Digital Deliria Dawns
Small bursting bubbles around the neck. A fizzy haze on the skin. Frog is in the hot tub, cozy and complacent.
So began the Digital Deliria, in converted warehouses, offices and homes, where our own bodies produced a caffeine of email responsiveness. Like inconsequential ping pong balls, back and forth across the net: we hang on for that tone of bing as they come in, and swish as they go out.
It’s a physiological video game. A slot machine. A digital Whac-A-Mole, where replies and response flew. Why pick up the phone when 20 volleyed emails are more efficient than listening to the drone of your fellow human?
Where non-ergonomic chairs once swiveled, the nerves now pinch. Forearms and fingers go numb, after 12 hours rolling the mouse. Feeling the ball twitch over the pad, dust collects and grinds the x and y axes. A mechanical break from the digital universe exists only to clear the dust, affording a more precise pointer position on your screen to the world.
Now thrones turn to cradling cocoons where the body can no longer manage itself, and feet once valiant on the floor must now sit on a small riser to keep blood from pooling. Dust can no longer impede the roller ball, as a laser shoots out from under your hand instead. No need to stop.
Until once we find a bee, admired for their busy ADHD throttle. Elevated, even. Moving from the chair, flying across the keyboard, flitting to the whiteboard, sprinting to their cohort next door.
The whiteboard holds a figment of a plan. The email holds an inert communication element. A sticky holds a fleeting note for a person 5 doors down.
Contradicting themselves every 7 seconds, speaking in partial sentences as the mind races ahead, they are 3 chess moves down another question that no one articulated, yet lives partially baked somewhere in the back of the bee’s mind. There are problems to solve! Do we know what they are?
For every inarticulate problem, there’s a speedy solution. Well-contemplated, it is not. So it’s one without ramifications. Just do it! What’s wrong with you for not buzzing like me?
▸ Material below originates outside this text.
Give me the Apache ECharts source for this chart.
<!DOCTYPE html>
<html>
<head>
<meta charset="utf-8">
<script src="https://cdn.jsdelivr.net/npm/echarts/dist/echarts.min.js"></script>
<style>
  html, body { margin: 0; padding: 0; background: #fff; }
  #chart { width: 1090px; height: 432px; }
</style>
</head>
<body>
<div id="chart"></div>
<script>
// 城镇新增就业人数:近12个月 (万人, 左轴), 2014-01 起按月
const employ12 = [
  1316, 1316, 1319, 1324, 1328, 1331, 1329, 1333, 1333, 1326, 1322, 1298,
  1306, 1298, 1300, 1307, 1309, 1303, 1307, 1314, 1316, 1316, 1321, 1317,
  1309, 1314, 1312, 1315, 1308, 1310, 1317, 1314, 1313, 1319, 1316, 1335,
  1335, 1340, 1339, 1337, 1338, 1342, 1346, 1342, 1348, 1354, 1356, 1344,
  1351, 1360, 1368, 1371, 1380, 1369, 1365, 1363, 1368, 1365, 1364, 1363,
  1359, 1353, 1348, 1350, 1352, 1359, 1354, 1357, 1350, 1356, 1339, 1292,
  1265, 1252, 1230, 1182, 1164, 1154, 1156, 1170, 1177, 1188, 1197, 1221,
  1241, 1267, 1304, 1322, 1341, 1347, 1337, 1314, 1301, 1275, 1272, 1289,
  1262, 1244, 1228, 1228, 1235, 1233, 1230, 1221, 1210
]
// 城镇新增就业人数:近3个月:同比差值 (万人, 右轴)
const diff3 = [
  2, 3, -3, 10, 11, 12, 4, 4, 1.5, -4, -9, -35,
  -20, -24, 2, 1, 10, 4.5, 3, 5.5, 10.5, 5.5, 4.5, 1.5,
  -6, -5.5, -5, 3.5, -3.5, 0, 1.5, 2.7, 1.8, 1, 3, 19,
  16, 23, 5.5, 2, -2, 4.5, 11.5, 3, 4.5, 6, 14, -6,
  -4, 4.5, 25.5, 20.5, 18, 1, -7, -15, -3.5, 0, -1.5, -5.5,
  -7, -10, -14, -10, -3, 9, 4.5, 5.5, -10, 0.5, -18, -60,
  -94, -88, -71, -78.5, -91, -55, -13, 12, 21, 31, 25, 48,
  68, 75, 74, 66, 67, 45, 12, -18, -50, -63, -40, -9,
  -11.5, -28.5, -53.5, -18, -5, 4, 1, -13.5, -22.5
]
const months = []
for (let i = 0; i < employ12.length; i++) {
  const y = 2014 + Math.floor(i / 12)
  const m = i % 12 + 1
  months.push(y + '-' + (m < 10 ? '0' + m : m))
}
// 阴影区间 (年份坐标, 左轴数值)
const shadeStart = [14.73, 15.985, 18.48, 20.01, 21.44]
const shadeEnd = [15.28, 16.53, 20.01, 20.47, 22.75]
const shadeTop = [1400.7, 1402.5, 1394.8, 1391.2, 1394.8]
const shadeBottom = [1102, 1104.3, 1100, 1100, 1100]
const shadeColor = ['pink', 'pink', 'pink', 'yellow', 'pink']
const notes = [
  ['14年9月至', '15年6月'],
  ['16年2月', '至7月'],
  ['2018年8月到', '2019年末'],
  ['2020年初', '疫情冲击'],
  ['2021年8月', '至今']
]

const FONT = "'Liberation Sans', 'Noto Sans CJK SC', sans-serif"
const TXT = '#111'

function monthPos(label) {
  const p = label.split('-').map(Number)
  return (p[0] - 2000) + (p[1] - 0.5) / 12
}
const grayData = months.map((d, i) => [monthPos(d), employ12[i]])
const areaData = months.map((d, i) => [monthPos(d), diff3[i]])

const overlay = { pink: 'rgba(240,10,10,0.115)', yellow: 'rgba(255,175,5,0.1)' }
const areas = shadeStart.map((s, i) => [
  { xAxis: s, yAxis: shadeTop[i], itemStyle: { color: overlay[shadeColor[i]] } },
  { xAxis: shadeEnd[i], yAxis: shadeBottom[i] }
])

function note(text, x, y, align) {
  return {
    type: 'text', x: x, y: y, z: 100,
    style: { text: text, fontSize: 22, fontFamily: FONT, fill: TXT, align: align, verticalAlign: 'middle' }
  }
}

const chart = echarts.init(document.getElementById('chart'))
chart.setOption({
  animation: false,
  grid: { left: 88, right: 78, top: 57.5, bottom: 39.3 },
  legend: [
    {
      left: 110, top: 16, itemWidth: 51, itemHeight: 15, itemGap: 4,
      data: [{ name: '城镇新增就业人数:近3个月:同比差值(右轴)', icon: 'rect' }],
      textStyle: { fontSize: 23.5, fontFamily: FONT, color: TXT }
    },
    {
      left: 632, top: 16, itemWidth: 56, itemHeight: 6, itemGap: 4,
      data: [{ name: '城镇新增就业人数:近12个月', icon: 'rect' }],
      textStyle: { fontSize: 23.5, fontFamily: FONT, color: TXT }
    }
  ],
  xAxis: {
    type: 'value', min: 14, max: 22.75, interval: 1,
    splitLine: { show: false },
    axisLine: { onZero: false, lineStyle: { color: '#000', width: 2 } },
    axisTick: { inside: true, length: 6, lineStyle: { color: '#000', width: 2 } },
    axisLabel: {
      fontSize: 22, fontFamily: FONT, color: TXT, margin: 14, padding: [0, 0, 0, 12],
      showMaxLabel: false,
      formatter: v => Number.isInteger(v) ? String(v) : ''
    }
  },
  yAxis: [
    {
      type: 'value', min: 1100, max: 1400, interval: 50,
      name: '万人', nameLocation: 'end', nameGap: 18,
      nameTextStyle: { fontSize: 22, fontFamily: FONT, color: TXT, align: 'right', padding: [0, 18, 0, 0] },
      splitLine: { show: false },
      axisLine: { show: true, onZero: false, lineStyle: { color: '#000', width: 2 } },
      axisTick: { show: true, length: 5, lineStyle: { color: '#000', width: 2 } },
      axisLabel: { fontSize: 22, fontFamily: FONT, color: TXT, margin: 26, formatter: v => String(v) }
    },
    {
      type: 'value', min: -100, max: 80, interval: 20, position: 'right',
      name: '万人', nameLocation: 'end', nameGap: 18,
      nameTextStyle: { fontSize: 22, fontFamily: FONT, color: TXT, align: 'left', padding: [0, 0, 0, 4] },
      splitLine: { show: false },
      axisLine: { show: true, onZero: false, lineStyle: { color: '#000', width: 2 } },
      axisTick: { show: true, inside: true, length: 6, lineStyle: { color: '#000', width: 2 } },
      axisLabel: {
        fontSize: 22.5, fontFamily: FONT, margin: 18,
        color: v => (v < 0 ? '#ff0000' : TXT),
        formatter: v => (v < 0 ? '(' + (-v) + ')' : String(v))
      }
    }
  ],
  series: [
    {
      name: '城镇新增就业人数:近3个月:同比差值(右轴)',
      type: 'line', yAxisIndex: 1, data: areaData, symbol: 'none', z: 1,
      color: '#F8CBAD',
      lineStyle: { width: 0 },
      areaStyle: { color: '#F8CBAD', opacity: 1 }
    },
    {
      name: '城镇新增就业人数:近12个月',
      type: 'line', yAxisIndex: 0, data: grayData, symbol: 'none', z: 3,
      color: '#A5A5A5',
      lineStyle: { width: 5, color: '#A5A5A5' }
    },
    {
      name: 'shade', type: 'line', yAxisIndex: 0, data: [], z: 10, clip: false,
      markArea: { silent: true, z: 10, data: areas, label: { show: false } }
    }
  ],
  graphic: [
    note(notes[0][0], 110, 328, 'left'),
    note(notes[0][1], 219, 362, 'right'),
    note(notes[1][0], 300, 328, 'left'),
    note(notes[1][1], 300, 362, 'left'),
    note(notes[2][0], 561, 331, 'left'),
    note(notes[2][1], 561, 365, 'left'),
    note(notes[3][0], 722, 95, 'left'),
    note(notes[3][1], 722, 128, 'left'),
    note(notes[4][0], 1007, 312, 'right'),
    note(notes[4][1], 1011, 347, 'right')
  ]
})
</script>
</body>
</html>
The bee then we discover is a June bug — bouncing against the net at triple speed. Aimless and then found with one thorny leg stuck in the mesh. Joyous in its entrapment in a solution. But, if stuck on it too long, could lead to a feast for the next morning’s bird.
So one may leave the room on this day, anxious, for the lack of pure direction. Struggling to piece together disjointed elements into what once felt like a woven whole.
In the distance, you hear the storm siren test on a sunny day. It lends a misplaced feeling of disturb — because you already emerged from the tornado. So instead, might you expect a missile to hit any moment, given the details you missed in the whirl?
Yet, all still is business as usual. You grate: Were you too slow? Or they too fast and inarticulate? A missile to you may have always been the plan.
So now we devolve into the basest of instincts — attention seeking, in the business of the aperiodic reinforcement of validation, that gets fewer and farther between. But it’s enough to live another day. We distance into an expanding universe, as real relationships dissolve.
Our dark matter fills the voids in between, as our attention shrinks to ever smaller segments. We bite at the thick, yet vacant air for the next morsel.
The bee we become, the rewired, vibrates past the frog’s sticky tongue. But frog pays little attention, remaining absorbed only with its own circumstance. Today the mist feels warmer around its neck, as the bubbles increase in speed and frequency. But it stays.
As always, I hope you enjoyed this and it brightened your day.